Collection entries
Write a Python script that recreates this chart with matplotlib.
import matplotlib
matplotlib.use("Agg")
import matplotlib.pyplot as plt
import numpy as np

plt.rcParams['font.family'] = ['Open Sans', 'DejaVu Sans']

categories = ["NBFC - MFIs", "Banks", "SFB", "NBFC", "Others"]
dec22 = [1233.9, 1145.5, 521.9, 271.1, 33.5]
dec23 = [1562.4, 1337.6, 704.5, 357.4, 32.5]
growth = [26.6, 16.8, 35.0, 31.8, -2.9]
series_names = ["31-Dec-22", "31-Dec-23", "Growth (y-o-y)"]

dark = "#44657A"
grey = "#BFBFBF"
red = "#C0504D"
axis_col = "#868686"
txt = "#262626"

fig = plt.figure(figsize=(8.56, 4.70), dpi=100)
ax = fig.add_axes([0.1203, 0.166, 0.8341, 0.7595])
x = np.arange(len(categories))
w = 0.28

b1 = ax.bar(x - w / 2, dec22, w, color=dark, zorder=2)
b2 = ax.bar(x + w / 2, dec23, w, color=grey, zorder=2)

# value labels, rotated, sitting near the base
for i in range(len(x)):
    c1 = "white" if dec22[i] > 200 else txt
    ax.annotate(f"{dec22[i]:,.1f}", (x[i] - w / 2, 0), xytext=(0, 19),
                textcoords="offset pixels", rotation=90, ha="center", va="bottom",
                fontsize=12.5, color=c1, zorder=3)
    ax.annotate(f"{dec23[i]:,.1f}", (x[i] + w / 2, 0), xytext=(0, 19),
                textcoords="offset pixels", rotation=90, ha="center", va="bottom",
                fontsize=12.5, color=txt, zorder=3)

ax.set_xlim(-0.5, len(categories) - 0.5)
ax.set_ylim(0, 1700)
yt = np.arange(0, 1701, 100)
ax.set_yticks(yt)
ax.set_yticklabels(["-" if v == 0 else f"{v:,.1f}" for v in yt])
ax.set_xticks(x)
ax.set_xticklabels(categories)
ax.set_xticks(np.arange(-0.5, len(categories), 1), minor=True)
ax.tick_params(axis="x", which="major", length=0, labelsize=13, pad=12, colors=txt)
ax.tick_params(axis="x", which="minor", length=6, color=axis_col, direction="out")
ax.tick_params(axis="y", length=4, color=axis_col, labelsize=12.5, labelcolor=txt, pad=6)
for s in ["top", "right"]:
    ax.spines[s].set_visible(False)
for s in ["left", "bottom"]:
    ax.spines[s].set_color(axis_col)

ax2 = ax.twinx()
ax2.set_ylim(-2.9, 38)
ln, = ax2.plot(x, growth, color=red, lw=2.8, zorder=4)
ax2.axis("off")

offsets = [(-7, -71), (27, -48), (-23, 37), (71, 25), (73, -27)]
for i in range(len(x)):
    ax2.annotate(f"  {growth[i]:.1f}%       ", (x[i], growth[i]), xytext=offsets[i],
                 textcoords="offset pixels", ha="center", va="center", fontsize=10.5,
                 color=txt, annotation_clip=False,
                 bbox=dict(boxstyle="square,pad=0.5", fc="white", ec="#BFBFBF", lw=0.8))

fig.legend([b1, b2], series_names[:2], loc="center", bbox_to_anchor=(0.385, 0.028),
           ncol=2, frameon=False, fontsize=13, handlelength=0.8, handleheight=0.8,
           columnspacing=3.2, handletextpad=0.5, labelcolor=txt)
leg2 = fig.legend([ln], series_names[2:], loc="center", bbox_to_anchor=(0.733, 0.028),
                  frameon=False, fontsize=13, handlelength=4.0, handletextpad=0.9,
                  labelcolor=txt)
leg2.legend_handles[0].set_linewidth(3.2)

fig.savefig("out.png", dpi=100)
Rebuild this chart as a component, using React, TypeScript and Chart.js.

## Written instruction
From the listing above, collect each line in which the string "matplotlib" appears.

## Response to the task
Write a Python script that recreates this chart with matplotlib.
import matplotlib
matplotlib.use("Agg")
import matplotlib.pyplot as plt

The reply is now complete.